* Problem to work on
Repeat exactly the lines from the start of the records below through the line that contains "plt.rcParams['mathtext.fontset'] = 'cm'", including both.
━━━━━━━━━━━━━━━━━━━━
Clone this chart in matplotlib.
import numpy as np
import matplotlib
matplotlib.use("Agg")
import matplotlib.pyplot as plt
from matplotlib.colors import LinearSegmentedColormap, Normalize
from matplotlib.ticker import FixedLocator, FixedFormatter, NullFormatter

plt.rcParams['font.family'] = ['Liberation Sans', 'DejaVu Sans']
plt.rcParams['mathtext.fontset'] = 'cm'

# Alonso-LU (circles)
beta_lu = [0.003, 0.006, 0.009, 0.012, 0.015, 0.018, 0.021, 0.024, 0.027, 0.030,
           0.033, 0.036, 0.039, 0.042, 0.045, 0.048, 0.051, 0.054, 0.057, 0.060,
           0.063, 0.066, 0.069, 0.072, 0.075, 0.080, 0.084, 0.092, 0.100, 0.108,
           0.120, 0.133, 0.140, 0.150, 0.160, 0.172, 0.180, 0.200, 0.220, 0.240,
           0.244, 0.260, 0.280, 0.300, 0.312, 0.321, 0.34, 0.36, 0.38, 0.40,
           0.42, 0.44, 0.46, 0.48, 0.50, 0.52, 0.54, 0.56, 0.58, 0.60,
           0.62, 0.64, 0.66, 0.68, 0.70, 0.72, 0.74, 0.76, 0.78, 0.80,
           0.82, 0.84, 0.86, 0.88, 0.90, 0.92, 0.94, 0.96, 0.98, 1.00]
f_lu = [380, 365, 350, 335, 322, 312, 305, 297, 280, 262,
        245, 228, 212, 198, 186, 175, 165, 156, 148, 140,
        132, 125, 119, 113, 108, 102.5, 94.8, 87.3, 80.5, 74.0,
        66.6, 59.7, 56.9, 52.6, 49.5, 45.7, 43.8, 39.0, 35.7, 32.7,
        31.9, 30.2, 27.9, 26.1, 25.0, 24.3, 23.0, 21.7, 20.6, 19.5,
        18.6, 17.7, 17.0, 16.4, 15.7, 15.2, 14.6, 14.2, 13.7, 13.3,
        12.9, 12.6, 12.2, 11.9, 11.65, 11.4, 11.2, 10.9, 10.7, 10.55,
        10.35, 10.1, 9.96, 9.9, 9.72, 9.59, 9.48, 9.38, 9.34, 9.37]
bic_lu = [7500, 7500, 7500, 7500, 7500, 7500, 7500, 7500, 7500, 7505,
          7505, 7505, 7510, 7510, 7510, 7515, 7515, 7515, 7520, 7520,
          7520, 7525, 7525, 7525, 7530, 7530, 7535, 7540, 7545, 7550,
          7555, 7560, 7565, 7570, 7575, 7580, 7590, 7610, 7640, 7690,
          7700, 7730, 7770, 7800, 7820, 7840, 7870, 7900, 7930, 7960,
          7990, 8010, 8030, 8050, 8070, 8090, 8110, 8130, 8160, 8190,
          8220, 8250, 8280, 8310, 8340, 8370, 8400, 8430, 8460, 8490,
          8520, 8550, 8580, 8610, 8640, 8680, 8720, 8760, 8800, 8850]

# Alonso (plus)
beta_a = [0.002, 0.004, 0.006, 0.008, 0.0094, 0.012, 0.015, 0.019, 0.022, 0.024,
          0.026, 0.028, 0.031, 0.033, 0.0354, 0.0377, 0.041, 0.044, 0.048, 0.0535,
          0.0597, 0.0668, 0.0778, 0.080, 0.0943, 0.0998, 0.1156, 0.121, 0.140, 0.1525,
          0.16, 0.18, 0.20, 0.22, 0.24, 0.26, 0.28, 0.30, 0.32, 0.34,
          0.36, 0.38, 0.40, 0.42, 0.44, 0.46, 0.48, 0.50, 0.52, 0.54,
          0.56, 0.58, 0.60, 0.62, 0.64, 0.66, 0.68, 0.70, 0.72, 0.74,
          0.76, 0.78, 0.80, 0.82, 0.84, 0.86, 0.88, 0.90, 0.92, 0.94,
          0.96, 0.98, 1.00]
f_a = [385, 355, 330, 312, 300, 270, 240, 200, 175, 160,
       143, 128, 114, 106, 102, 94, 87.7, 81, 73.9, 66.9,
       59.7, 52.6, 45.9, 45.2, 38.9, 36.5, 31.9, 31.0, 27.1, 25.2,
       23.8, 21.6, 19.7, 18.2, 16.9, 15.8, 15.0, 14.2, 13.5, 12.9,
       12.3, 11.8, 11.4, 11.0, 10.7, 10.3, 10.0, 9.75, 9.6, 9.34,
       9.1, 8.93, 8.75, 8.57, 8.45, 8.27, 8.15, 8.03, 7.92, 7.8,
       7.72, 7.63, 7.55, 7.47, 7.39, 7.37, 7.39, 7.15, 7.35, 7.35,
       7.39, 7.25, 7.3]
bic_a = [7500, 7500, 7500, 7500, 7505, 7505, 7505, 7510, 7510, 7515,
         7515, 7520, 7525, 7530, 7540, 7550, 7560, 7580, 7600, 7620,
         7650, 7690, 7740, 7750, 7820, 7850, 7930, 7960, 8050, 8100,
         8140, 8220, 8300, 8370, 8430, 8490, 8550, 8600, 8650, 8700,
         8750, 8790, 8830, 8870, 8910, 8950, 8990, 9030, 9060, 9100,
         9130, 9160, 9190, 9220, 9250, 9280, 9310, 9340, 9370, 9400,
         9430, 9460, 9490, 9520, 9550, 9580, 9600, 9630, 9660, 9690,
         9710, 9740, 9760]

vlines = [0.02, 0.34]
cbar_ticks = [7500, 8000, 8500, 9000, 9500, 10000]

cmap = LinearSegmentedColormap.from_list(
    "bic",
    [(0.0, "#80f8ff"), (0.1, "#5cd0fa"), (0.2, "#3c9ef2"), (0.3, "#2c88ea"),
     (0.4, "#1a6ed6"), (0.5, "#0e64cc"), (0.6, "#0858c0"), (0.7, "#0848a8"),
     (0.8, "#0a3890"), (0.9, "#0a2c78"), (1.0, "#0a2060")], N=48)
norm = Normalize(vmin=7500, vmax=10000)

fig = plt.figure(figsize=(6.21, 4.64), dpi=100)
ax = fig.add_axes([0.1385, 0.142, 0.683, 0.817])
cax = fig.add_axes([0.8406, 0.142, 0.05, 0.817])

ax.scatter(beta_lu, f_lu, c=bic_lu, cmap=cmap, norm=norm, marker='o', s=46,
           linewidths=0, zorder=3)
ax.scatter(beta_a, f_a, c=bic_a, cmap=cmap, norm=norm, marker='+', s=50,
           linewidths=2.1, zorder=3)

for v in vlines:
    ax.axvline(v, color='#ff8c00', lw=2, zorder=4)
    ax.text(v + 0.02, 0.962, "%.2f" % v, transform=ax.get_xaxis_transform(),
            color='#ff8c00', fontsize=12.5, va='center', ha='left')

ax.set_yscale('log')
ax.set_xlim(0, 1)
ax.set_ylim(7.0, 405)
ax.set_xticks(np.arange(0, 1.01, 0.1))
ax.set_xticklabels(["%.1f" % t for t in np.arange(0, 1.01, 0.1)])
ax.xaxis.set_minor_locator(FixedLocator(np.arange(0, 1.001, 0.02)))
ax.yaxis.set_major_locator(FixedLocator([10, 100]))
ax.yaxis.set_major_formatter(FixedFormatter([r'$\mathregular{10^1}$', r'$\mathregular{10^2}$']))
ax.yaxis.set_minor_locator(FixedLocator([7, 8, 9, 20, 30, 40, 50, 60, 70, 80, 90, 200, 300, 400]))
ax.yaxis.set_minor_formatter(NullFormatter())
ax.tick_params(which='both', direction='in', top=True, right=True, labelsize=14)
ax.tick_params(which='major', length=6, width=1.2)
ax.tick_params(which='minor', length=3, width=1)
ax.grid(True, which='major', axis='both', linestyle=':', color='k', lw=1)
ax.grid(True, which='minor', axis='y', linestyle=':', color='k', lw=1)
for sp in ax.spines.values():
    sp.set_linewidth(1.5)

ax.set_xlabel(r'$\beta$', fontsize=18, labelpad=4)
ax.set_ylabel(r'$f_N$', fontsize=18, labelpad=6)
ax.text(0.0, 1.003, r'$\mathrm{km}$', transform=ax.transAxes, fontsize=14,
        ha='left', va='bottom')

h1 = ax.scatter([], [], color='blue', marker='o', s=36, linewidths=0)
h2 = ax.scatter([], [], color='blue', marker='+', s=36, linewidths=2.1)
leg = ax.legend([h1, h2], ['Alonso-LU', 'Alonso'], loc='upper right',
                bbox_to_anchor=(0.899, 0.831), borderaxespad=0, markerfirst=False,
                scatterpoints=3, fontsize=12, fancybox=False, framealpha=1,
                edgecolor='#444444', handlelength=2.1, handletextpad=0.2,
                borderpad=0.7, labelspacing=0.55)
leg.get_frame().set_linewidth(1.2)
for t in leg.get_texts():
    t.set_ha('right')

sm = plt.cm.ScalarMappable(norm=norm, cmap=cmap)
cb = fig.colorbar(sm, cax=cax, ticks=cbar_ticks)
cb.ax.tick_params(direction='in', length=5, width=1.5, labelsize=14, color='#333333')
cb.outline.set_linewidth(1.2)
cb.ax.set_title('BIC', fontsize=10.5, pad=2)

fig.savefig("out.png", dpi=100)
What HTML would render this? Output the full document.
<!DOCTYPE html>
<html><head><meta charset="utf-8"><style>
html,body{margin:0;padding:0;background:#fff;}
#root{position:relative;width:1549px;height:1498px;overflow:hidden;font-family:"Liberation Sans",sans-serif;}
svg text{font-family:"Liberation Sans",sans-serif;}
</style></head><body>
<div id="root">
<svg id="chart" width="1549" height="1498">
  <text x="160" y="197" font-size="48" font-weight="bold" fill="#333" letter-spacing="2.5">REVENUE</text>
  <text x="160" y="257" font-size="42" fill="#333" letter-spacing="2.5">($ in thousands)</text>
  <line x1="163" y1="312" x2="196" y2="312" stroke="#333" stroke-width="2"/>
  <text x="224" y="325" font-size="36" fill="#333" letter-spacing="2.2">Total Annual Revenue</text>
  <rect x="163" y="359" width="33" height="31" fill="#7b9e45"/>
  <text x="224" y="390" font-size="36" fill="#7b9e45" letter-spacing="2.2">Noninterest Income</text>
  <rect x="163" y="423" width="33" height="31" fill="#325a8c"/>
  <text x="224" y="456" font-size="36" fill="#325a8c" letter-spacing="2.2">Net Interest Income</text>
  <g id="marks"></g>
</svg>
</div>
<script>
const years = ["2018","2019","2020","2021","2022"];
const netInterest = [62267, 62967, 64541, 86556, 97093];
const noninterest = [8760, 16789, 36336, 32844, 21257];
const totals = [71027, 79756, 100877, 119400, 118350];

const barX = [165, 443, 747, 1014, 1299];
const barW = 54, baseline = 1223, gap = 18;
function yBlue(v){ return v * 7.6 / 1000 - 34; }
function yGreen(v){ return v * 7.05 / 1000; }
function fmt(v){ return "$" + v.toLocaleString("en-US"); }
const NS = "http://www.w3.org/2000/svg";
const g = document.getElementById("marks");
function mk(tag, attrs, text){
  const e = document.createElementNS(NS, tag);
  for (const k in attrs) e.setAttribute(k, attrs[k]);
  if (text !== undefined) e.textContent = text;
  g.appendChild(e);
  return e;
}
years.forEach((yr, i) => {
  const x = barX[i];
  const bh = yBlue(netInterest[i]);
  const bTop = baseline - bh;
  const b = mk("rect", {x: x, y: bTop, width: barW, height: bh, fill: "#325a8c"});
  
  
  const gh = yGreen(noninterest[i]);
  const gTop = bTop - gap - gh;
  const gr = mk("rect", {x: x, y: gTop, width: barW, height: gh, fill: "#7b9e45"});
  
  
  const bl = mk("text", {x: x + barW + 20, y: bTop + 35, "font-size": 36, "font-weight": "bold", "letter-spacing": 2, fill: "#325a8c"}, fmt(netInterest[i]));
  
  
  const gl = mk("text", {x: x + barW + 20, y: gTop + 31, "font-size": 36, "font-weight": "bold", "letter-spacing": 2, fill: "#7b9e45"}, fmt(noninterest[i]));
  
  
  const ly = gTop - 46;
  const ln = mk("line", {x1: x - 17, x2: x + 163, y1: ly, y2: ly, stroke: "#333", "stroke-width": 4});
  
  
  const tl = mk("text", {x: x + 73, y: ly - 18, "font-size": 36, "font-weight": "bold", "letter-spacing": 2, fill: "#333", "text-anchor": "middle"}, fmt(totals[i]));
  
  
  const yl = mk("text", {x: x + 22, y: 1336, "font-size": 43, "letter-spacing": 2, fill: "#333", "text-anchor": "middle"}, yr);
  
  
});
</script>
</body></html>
━━━━━━━━━━━━━━━━━━━━
* Finished exercise
Clone this chart in matplotlib.
import numpy as np
import matplotlib
matplotlib.use("Agg")
import matplotlib.pyplot as plt
from matplotlib.colors import LinearSegmentedColormap, Normalize
from matplotlib.ticker import FixedLocator, FixedFormatter, NullFormatter

plt.rcParams['font.family'] = ['Liberation Sans', 'DejaVu Sans']
plt.rcParams['mathtext.fontset'] = 'cm'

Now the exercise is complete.